**Request:** State the number of lines in these records that include the word "this", and add nothing to it.
*** Information supplied
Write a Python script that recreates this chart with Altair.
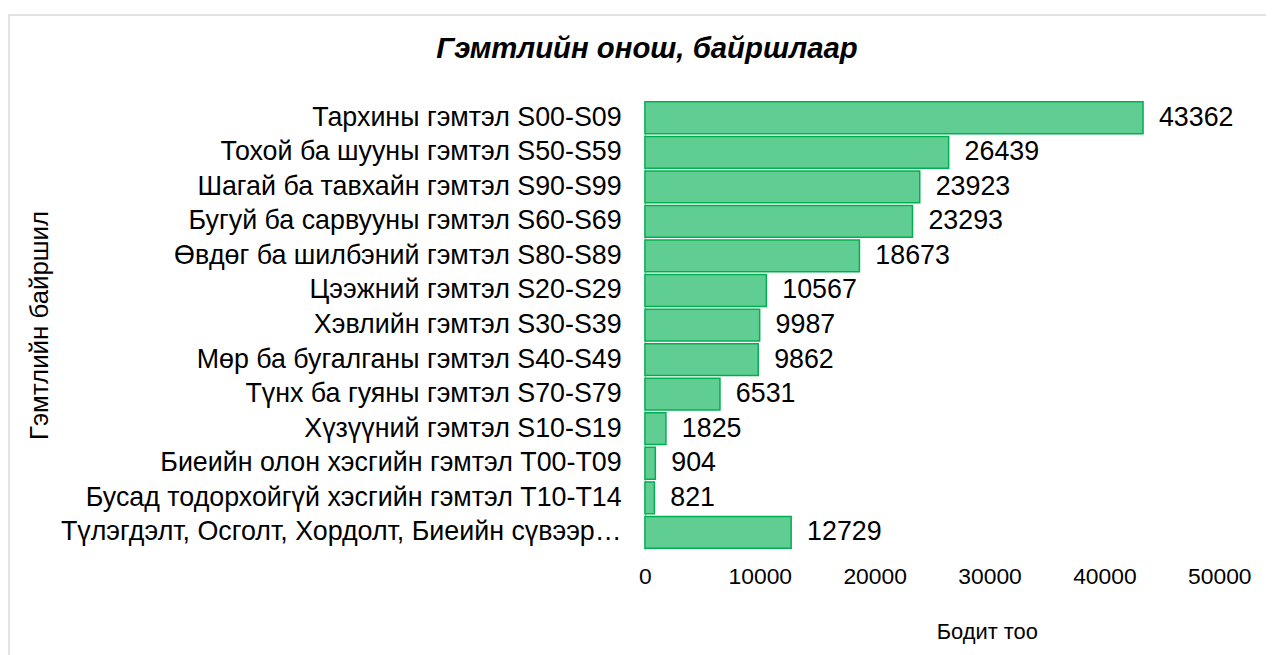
import altair as alt
import pandas as pd

categories = [
    "Тархины гэмтэл S00-S09",
    "Тохой ба шууны гэмтэл S50-S59",
    "Шагай ба тавхайн гэмтэл S90-S99",
    "Бугуй ба сарвууны гэмтэл S60-S69",
    "Өвдөг ба шилбэний гэмтэл S80-S89",
    "Цээжний гэмтэл S20-S29",
    "Хэвлийн гэмтэл S30-S39",
    "Мөр ба бугалганы гэмтэл S40-S49",
    "Түнх ба гуяны гэмтэл S70-S79",
    "Хүзүүний гэмтэл S10-S19",
    "Биеийн олон хэсгийн гэмтэл T00-T09",
    "Бусад тодорхойгүй хэсгийн гэмтэл T10-T14",
    "Түлэгдэлт, Осголт, Хордолт, Биеийн сүвээр орсон гадны биет T15-T98",
]
values = [43362, 26439, 23923, 23293, 18673, 10567, 9987, 9862, 6531, 1825, 904, 821, 12729]
x_ticks = [0, 10000, 20000, 30000, 40000, 50000]

df = pd.DataFrame({"cat": categories, "val": values})

FONT = "Liberation Sans"
GREEN = "#00B050"

y_enc = alt.Y(
    "cat:N",
    sort=categories,
    scale=alt.Scale(paddingInner=0.08, paddingOuter=0.04),
    axis=alt.Axis(
        title="Гэмтлийн байршил",
        titleX=-609,
        titleY=226,
        titleAngle=-90,
        titleAlign="center",
        titleBaseline="middle",
        titleFontSize=26,
        titleFontWeight="normal",
        titleColor="#000000",
        labelFontSize=27,
        labelColor="#000000",
        labelPadding=24,
        labelLimit=572,
        ticks=False,
        domain=True,
        domainColor="#bfbfbf",
        domainWidth=1.5,
        grid=False,
    ),
)
x_enc = alt.X(
    "val:Q",
    scale=alt.Scale(domain=[0, 50000], nice=False),
    axis=alt.Axis(
        values=x_ticks,
        title="Бодит тоо",
        titleX=344,
        titleY=82,
        titleAlign="center",
        titleBaseline="middle",
        titleFontSize=22,
        titleFontWeight="normal",
        titleColor="#000000",
        labelFontSize=23,
        labelColor="#000000",
        labelPadding=16,
        labelFlush=False,
        ticks=False,
        domain=False,
        grid=False,
        format="d",
    ),
)

bars = alt.Chart(df).mark_bar(
    fill="#60CD92", stroke=GREEN, strokeWidth=1.5
).encode(y=y_enc, x=x_enc)

labels = alt.Chart(df).mark_text(
    align="left", baseline="middle", dx=16, fontSize=27, font=FONT, color="#000000"
).encode(y=alt.Y("cat:N", sort=categories), x="val:Q", text="val:Q")

frame = alt.Chart(alt.Data(values=[{"a": 1}])).mark_rect(
    fillOpacity=0, stroke="#d9d9d9", strokeWidth=1.5, clip=False
).encode(
    x=alt.value(-640), x2=alt.value(700), y=alt.value(-86), y2=alt.value(600)
)

chart = alt.layer(frame, bars, labels).properties(
    width=578,
    height=452,
    autosize=alt.AutoSizeParams(type="none"),
    padding={"left": 641, "top": 91, "right": 47, "bottom": 104},
    title=alt.TitleParams(
        "Гэмтлийн онош, байршлаар",
        frame="group",
        anchor="middle",
        dx=-287,
        offset=-51,
        fontSize=29.5,
        fontStyle="italic",
        fontWeight="bold",
        font=FONT,
        color="#000000",
    ),
).configure(font=FONT).configure_view(stroke=None)

chart.save("out.html", embed_options={"renderer": "svg", "actions": False})
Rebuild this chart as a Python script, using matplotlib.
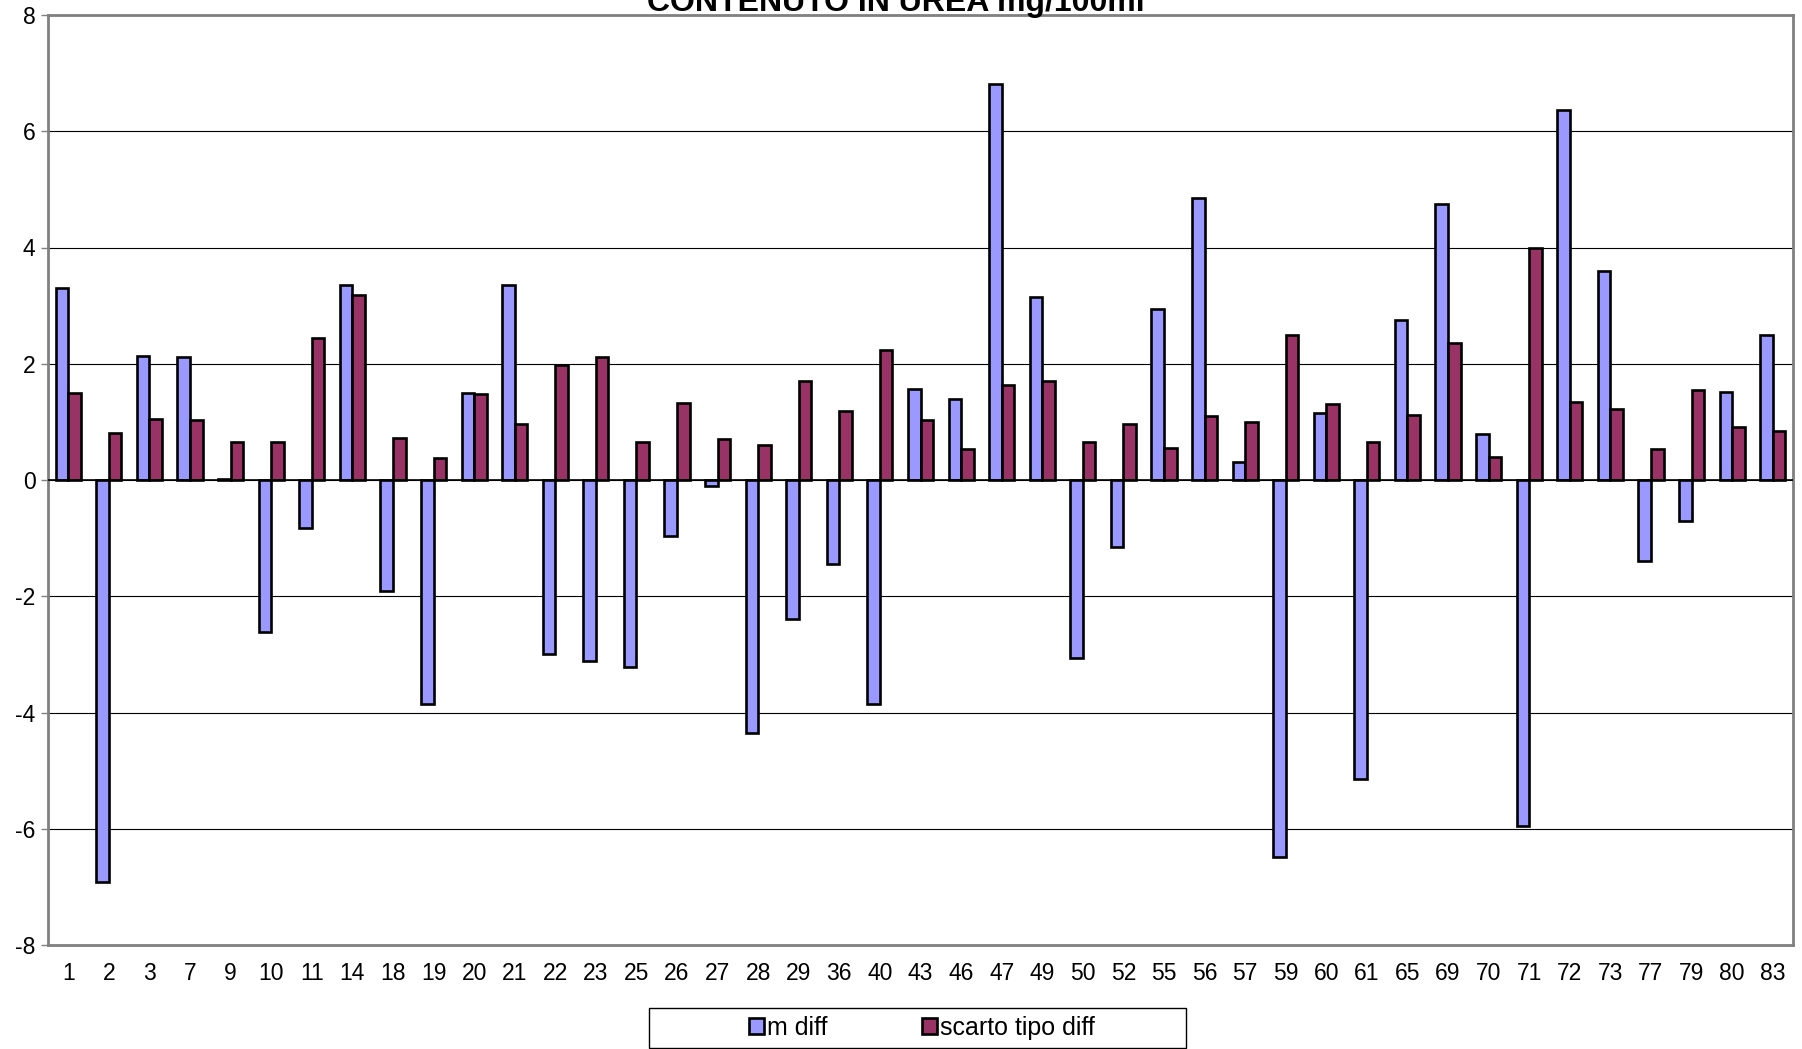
******
**Finished answer:** 2